The Curator presented her quarterly report for July to September 2017.
Learning and Outreach Officer
The Learning and Outreach Officer had begun her term of employment on 11 September and the appointment had already made a positive impact on the number of school bookings made with the Museum. The Curator was pleased with the appointment and more would be said under Items 5 and 6.
Health & Safety
The faulty security shutter had been replaced, thanks to the help provided by the housing repairs service.
The asbestos assessment of the museum’s collection had progressed following completion of the procurement process.
A museum specific firearms license had been acquired, replacing the system whereby the Curator held a personal license which was deemed inappropriate.
The Museum had acquired four items of treasure in the quarter which had been used for the ‘Treasure 20 project’, a celebration of the twenty year anniversary of the Treasure Act. To mark the celebration the Museum would be utilising social media and one item of treasure a week would be ‘tweeted’ for twenty weeks, as well as being posted on the museum’s website. The Curator said the project had been greatly helped by an intern who had boosted the museum’s social media presence. Councillor Light said the work that the intern had accomplished was important and asked how the Museum was going to approach social media now she had left. Mr Watson said the Museum Society would discuss this at their next meeting and perhaps there was some funding available for internship expenses, due to the income generated through renting the old school room. The Curator added that there were ways to utilise the skills of interns all year round, such as running projects during holiday times or weekends. The Chairman said the Museum was doing the right thing by focusing on social media, which was particularly important if the Museum wanted to engage with young people.
The conservation of a silk reticule, produced to commemorate the abolition of slavery, would be going ahead. Financial support had come in the form of grants and private donations.
With the help of volunteers, the Natural Science items of bird eggs and molluscs had been transferred to the Shire Hill storage facility.

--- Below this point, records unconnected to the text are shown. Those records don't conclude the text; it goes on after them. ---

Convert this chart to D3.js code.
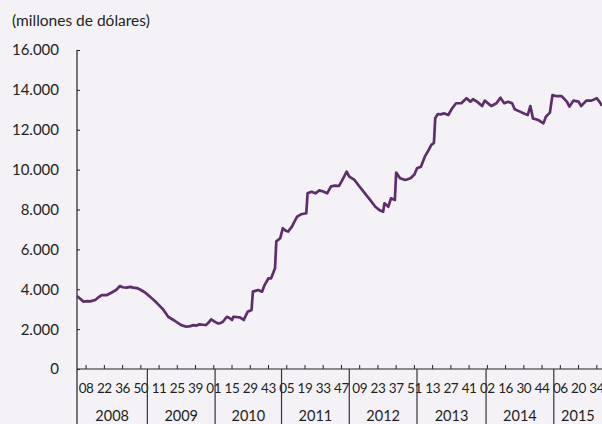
<!DOCTYPE html>
<html>
<head>
<meta charset="utf-8">
<script src="https://cdnjs.cloudflare.com/ajax/libs/d3/7.8.5/d3.min.js"></script>
<style>
  html, body { margin: 0; padding: 0; background: #f4f2f6; }
  svg { display: block; font-family: Lato, "Open Sans", sans-serif; }
</style>
</head>
<body>
<div class="chart"></div>
<script>
var width = 602,
    height = 424;

// weeks since the first observation (early 2008) and reserves, millions of US$
var weeks = [0, 2, 5, 8, 10, 14, 17, 19, 23, 27, 30, 33, 35, 38, 41, 43, 46, 48, 52, 56,
    61, 66, 70, 75, 80, 84, 87, 89, 92, 94, 97, 99, 101, 103, 105, 108, 110, 112, 115, 117,
    119, 120, 123, 125, 128, 131, 134, 135, 137, 139, 142, 144, 147, 149, 152, 153, 156, 158,
    160, 162, 165, 167, 169, 172, 176, 177, 180, 183, 186, 189, 192, 195, 198, 201, 203, 207,
    209, 213, 217, 221, 225, 229, 232, 235, 236, 239, 241, 244, 245, 248, 252, 256, 259, 261,
    264, 267, 270, 272, 274, 275, 277, 279, 282, 285, 288, 291, 295, 299, 302, 304, 307, 311,
    313, 316, 318, 322, 325, 328, 331, 334, 336, 340, 344, 346, 348, 350, 354, 358, 360, 363,
    365, 367, 369, 372, 376, 378, 381, 385, 387, 391, 395, 399, 401, 403];
var reserves = [3660, 3550, 3380, 3400, 3390, 3460, 3620, 3710, 3710, 3850, 3960, 4160, 4100, 4080, 4120, 4080, 4060, 4000, 3850, 3630,
    3330, 3000, 2620, 2420, 2200, 2120, 2150, 2200, 2180, 2240, 2220, 2200, 2330, 2490, 2400, 2290, 2300, 2370, 2620, 2560,
    2460, 2620, 2600, 2590, 2460, 2870, 2960, 3880, 3920, 3960, 3880, 4210, 4550, 4550, 5050, 6400, 6560, 7060,
    6950, 6890, 7140, 7400, 7640, 7760, 7810, 8810, 8890, 8810, 8960, 8900, 8810, 9160, 9200, 9180, 9400, 9900,
    9650, 9480, 9140, 8810, 8480, 8140, 7980, 7890, 8310, 8140, 8560, 8480, 9850, 9570, 9480, 9570, 9750, 10070,
    10150, 10650, 10990, 11240, 11340, 12590, 12790, 12770, 12820, 12740, 13080, 13330, 13330, 13580, 13410, 13530, 13410, 13190,
    13460, 13300, 13190, 13330, 13610, 13330, 13400, 13330, 13030, 12910, 12790, 12740, 13190, 12570, 12490, 12320, 12660, 12860,
    13740, 13700, 13690, 13690, 13410, 13160, 13460, 13410, 13190, 13460, 13460, 13580, 13410, 13200];

var yTicks = [0, 2000, 4000, 6000, 8000, 10000, 12000, 14000, 16000];
var weekLabels = ["08", "22", "36", "50", "11", "25", "39", "01", "15", "29", "43", "05", "19", "33", "47",
    "09", "23", "37", "51", "13", "27", "41", "02", "16", "30", "44", "06", "20", "34"];
var years = ["2008", "2009", "2010", "2011", "2012", "2013", "2014", "2015"];
var yearStart = [0, 54, 106, 157, 209, 261, 314, 366];
var lastWeek = 403;

var plotLeft = 77, plotBottom = 369, plotTop = 50;

var x = d3.scaleLinear().domain([0, lastWeek]).range([plotLeft, width]);
var y = d3.scaleLinear().domain([0, 16000]).range([plotBottom, plotTop]);

var svg = d3.select(".chart").append("svg")
    .attr("width", width)
    .attr("height", height);

svg.append("rect")
    .attr("width", width)
    .attr("height", height)
    .attr("fill", "#f4f2f6");

svg.append("text")
    .attr("x", 12)
    .attr("y", 26)
    .attr("font-size", 15.5)
    .attr("fill", "#231f20")
    .text("(millones de dólares)");

// y axis: labels on the left, ticks inside
var yAxis = d3.axisRight(y)
    .tickValues(yTicks)
    .tickSize(3)
    .tickFormat("");
var gy = svg.append("g")
    .attr("transform", "translate(" + plotLeft + ",0)")
    .call(yAxis);
gy.select(".domain").remove();
gy.selectAll("line").attr("stroke", "#222");

svg.append("g").selectAll("text")
    .data(yTicks)
    .enter()
    .append("text")
    .attr("x", 59)
    .attr("y", function (d) { return y(d); })
    .attr("dy", "0.36em")
    .attr("text-anchor", "end")
    .attr("font-size", 15)
    .attr("fill", "#231f20")
    .text(function (d) { return d3.format(",")(d).replace(/,/g, "."); });

svg.append("line")
    .attr("x1", plotLeft).attr("x2", plotLeft)
    .attr("y1", plotTop).attr("y2", height)
    .attr("stroke", "#222")
    .attr("stroke-width", 1.2);

// x axis with week ticks pointing up
var tickWeeks = weekLabels.map(function (d, i) { return 7 + 14 * i; });
svg.append("line")
    .attr("x1", plotLeft).attr("x2", width)
    .attr("y1", plotBottom).attr("y2", plotBottom)
    .attr("stroke", "#222")
    .attr("stroke-width", 1.2);

svg.append("g").selectAll("line")
    .data(tickWeeks)
    .enter()
    .append("line")
    .attr("x1", function (d) { return x(d); })
    .attr("x2", function (d) { return x(d); })
    .attr("y1", plotBottom)
    .attr("y2", plotBottom - 4)
    .attr("stroke", "#222");

svg.append("g").selectAll("text")
    .data(weekLabels)
    .enter()
    .append("text")
    .attr("x", function (d, i) { return x(tickWeeks[i]); })
    .attr("y", 393)
    .attr("text-anchor", "middle")
    .attr("font-size", 13.5)
    .attr("letter-spacing", -0.4)
    .attr("fill", "#231f20")
    .text(function (d) { return d; });

// year separators and labels
svg.append("g").selectAll("line")
    .data(yearStart.slice(1))
    .enter()
    .append("line")
    .attr("x1", function (d) { return x(d); })
    .attr("x2", function (d) { return x(d); })
    .attr("y1", plotBottom)
    .attr("y2", height)
    .attr("stroke", "#333")
    .attr("stroke-width", 1.2);

svg.append("g").selectAll("text")
    .data(years)
    .enter()
    .append("text")
    .attr("x", function (d, i) {
        var end = i + 1 < yearStart.length ? yearStart[i + 1] : lastWeek;
        return x((yearStart[i] + end) / 2);
    })
    .attr("y", 421)
    .attr("text-anchor", "middle")
    .attr("font-size", 14.5)
    .attr("fill", "#231f20")
    .text(function (d) { return d; });

var line = d3.line()
    .x(function (d, i) { return x(weeks[i]); })
    .y(function (d) { return y(d); });

svg.append("path")
    .datum(reserves)
    .attr("d", line)
    .attr("fill", "none")
    .attr("stroke", "#5e2d6c")
    .attr("stroke-width", 2.7)
    .attr("stroke-linejoin", "round");
</script>
</body>
</html>
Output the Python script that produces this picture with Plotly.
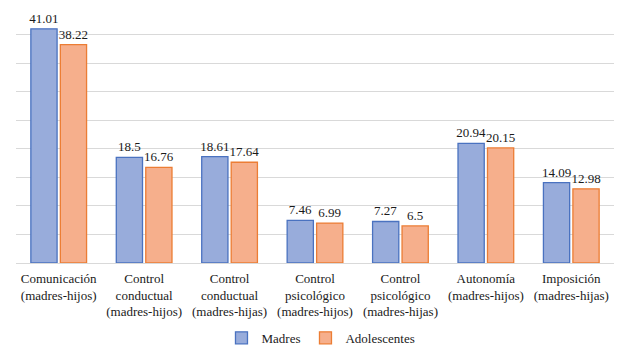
import plotly.graph_objects as go

categories = [
    "Comunicación<br>(madres-hijos)",
    "Control<br>conductual<br>(madres-hijos)",
    "Control<br>conductual<br>(madres-hijas)",
    "Control<br>psicológico<br>(madres-hijos)",
    "Control<br>psicológico<br>(madres-hijas)",
    "Autonomía<br>(madres-hijos)",
    "Imposición<br>(madres-hijas)",
]
madres = [41.01, 18.5, 18.61, 7.46, 7.27, 20.94, 14.09]
adolescentes = [38.22, 16.76, 17.64, 6.99, 6.5, 20.15, 12.98]
madres_labels = ["41.01", "18.5", "18.61", "7.46", "7.27", "20.94", "14.09"]
adol_labels = ["38.22", "16.76", "17.64", "6.99", "6.5", "20.15", "12.98"]

font_family = "Liberation Serif, Times New Roman, serif"
text_color = "#1a1a1a"
fs = 13

fig = go.Figure()
fig.add_trace(go.Bar(
    name="Madres", x=categories, y=madres, text=madres_labels,
    textposition="outside", cliponaxis=False, constraintext="none",
    textfont=dict(family=font_family, size=fs, color=text_color),
    marker=dict(color="#98ACDB", line=dict(color="#4A72C0", width=1.3)),
))
fig.add_trace(go.Bar(
    name="Adolescentes", x=categories, y=adolescentes, text=adol_labels,
    textposition="outside", cliponaxis=False, constraintext="none",
    textfont=dict(family=font_family, size=fs, color=text_color),
    marker=dict(color="#F6AF8C", line=dict(color="#EC7D34", width=1.3)),
))

fig.update_layout(
    template="none",
    width=640, height=352,
    margin=dict(l=16, r=26, t=6, b=89),
    paper_bgcolor="white", plot_bgcolor="white",
    barmode="group", bargap=0.31, bargroupgap=0.11,
    font=dict(family=font_family, size=fs, color=text_color),
    showlegend=True,
    legend=dict(orientation="h", x=0.51, xanchor="center",
                yref="container", y=0.04, yanchor="middle",
                font=dict(family=font_family, size=fs, color=text_color),
                itemwidth=30, tracegroupgap=0),
    xaxis=dict(showline=True, linecolor="#D9D9D9", linewidth=1, ticks="",
               automargin=False, showgrid=False, zeroline=False,
               ticklabelstandoff=3,
               tickfont=dict(family=font_family, size=fs, color=text_color)),
    yaxis=dict(range=[0, 45], dtick=5, showticklabels=False, showgrid=True, ticks="",
               automargin=False,
               gridcolor="#D9D9D9", gridwidth=1, zeroline=False, showline=False),
)

fig.write_html("out.html")
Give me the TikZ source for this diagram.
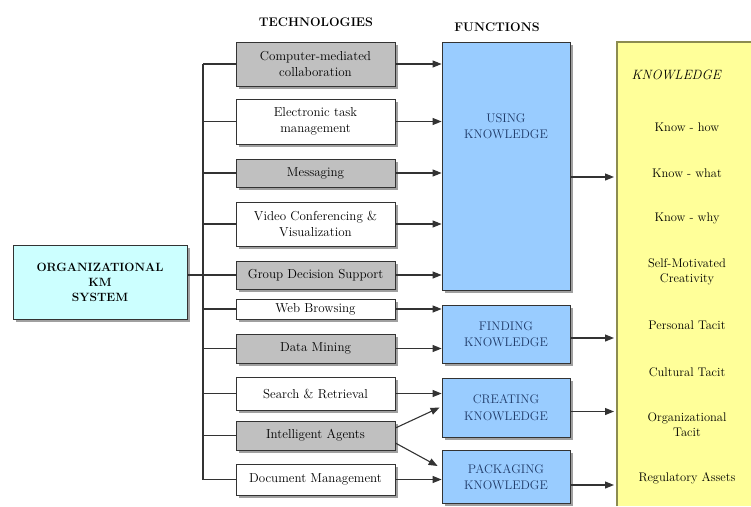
\documentclass[tikz,border=0pt]{standalone}
\usetikzlibrary{arrows.meta,shadows}
\definecolor{boxgray}{HTML}{C0C0C0}
\definecolor{fnblue}{HTML}{99CCFF}
\definecolor{knyellow}{HTML}{FFFF99}
\definecolor{okmcyan}{HTML}{CCFFFF}
\definecolor{fntext}{HTML}{1F3A68}
\definecolor{linegray}{HTML}{333333}
\definecolor{knborder}{HTML}{8C8C50}
\begin{document}
\begin{tikzpicture}[x=1pt,y=-1pt,
  box/.style={draw=linegray, line width=0.8pt, inner sep=1pt, align=center,
    drop shadow={shadow xshift=2.5pt,shadow yshift=-2.5pt,opacity=0.75}},
  techtext/.style={font=\fontsize{13}{16.5}\selectfont},
  techg/.style={box, techtext, fill=boxgray, minimum width=159pt},
  techw/.style={box, techtext, fill=white, minimum width=159pt},
  fnbox/.style={box, fill=fnblue, minimum width=128pt, text=fntext,
    font=\fontsize{12.5}{16.5}\selectfont},
  fnlabel/.style={text=fntext, align=center, font=\fontsize{12.5}{16.5}\selectfont},
  header/.style={font=\fontsize{12.5}{15}\selectfont\bfseries},
  kitem/.style={align=center, font=\fontsize{12.5}{15}\selectfont},
  conn/.style={draw=linegray, line width=1.1pt},
  arr/.style={draw=linegray, line width=1.1pt, -{Triangle[length=9pt,width=7pt]}}
]
\useasboundingbox (0,0) rectangle (751,506);

% headers
\node[header] (hTech) at (316,22) {TECHNOLOGIES};
\node[header] (hFun) at (497,27) {FUNCTIONS};

% organizational KM system
\node[box, fill=okmcyan, minimum width=174pt, minimum height=74pt,
      font=\fontsize{12}{15}\selectfont\bfseries] (okm) at (100,282)
      {ORGANIZATIONAL\\KM\\SYSTEM};

% technologies
\node[techg, minimum height=44pt] (t1) at (315.5,64) {Computer-mediated\\collaboration};
\node[techw, minimum height=45pt] (t2) at (315.5,121.5) {Electronic task\\management};
\node[techg, minimum height=28pt] (t3) at (315.5,173) {Messaging};
\node[techw, minimum height=44pt] (t4) at (315.5,224) {Video Conferencing \&\\Visualization};
\node[techg, minimum height=28pt] (t5) at (315.5,275) {Group Decision Support};
\node[techw, minimum height=20pt] (t6) at (315.5,309) {Web Browsing};
\node[techg, minimum height=29pt] (t7) at (315.5,348.5) {Data Mining};
\node[techw, minimum height=33pt] (t8) at (315.5,393.5) {Search \& Retrieval};
\node[techg, minimum height=29pt] (t9) at (315.5,435.5) {Intelligent Agents};
\node[techw, minimum height=31pt] (t10) at (315.5,479.5) {Document Management};

% functions
\node[fnbox, minimum height=248pt] (f1) at (506,166) {};
\node[fnlabel] (f1t) at (506,126) {USING\\KNOWLEDGE};
\node[fnbox, minimum height=58pt] (f2) at (506,334) {FINDING\\KNOWLEDGE};
\node[fnbox, minimum height=59pt] (f3) at (506,407.5) {CREATING\\KNOWLEDGE};
\node[fnbox, minimum height=53pt] (f4) at (506,477) {PACKAGING\\KNOWLEDGE};

% knowledge panel
\node[fill=knyellow, minimum width=134pt, minimum height=464pt, anchor=north west,
      inner sep=0pt, outer sep=0pt] (kn) at (617,42) {};
\draw[knborder, line width=1.2pt] (kn.south west) -- (kn.north west) -- (kn.north east);
\node[anchor=west, font=\fontsize{13.5}{16}\selectfont\itshape] (kt) at (628,75) {KNOWLEDGE};
\node[kitem] (k1) at (687,127) {Know - how};
\node[kitem] (k2) at (687,173) {Know - what};
\node[kitem] (k3) at (687,218) {Know - why};
\node[kitem] (k4) at (687,272) {Self-Motivated\\Creativity};
\node[kitem] (k5) at (687,325) {Personal Tacit};
\node[kitem] (k6) at (687,372) {Cultural Tacit};
\node[kitem] (k7) at (687,425) {Organizational\\Tacit};
\node[kitem] (k8) at (687,478) {Regulatory Assets};

% bus
\coordinate (bus) at (203,0);
\draw[conn] (bus |- t1.west) -- (bus |- t10.west);
\foreach \t in {t1,t2,t3,t4,t5,t6,t7,t8,t9,t10}
  \draw[conn] (bus |- \t.west) -- (\t.west);
\draw[conn] (okm.east |- t5.west) -- (bus |- t5.west);

% technology -> function arrows
\foreach \t/\f in {t1/f1,t2/f1,t3/f1,t4/f1,t5/f1,t6/f2,t7/f2,t8/f3,t10/f4}
  \draw[arr] (\t.east) -- (\t.east -| \f.west);
\draw[arr] ([yshift=7.5pt]t9.east) -- ([xshift=-2pt]f3.west);
\draw[arr] ([yshift=-7.5pt]t9.east) -- ([xshift=-4pt,yshift=11pt]f4.west);

% function -> knowledge arrows
\draw[arr] ([yshift=-11pt]f1.east) -- ([yshift=-11pt,xshift=-3pt]f1.east -| kn.west);
\draw[arr] ([yshift=-4pt]f2.east) -- ([yshift=-4pt,xshift=-3pt]f2.east -| kn.west);
\draw[arr] ([yshift=-4pt]f3.east) -- ([yshift=-4pt,xshift=-3pt]f3.east -| kn.west);
\draw[arr] ([yshift=-8pt]f4.east) -- ([yshift=-8pt,xshift=-3pt]f4.east -| kn.west);
\end{tikzpicture}
\end{document}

The Museum was considering the procurement of twelve gold coins found hidden in a piano which had been made in Saffron Walden. The Museum would also like to acquire the piano and were looking into fundraising options, including crowd funding through social media. In response to a question from Councillor Sell, the Curator said the coins were of the Victorian and Edwardian eras, and the Museum would like to acquire samples from both periods. The Chairman asked how much the piano and coins were likely to cost. The Curator said the coins would cost around £5,000 whilst the piano, and associated costs, could be anywhere in between £5,000 and £10,000. Councillor Sell said the story was particularly interesting due to the local connection, and thought an article in the Uttlesford Life magazine would be a good way to generate publicity.
Recent Events and Visitor Figures
The ‘Life in the Ice Age’ Exhibition which had opened in August had been a success. The Stone Age day, where visitors could engage with a re-enacted prehistoric man, had been well attended.
Museum visitor figures were an improvement on the same quarter last year and had exceeded the quarterly target of 4,000. The takings at the shop, ticket sales and website visits had also increased, although there had been a slight fall in donations compared to the same quarter last year.
1 November – Saffron Walden Art Society - Afternoon Reception
The Saffron Walden Art Society had funded the purchase of a medieval silver seal matrix which had been found in Great Hallingbury. A reception had been organised to display the piece to its members.
26 November – Ice Age Day
An event had been planned in partnership with Saffron Screen cinema. The family film Ice Age would be shown to coincide with the museum’s Ice Age exhibition, and a promotion would be on offer for those families who also had cinema tickets. The Curator was pleased that the Museum was still finding new ways to attract broader audiences.
8 March – Chairman’s Charity Event
With the help of Councillor Sell, Chairman of Uttlesford District Council, the Museum was hosting an event with the Chairman’s chosen charities; Support for Sight and the Essex Wildlife Trust. Councillor Sell said he hoped the event would raise the profile of the Museum and the charities involved.
The Chairman thanked the Curator for the update.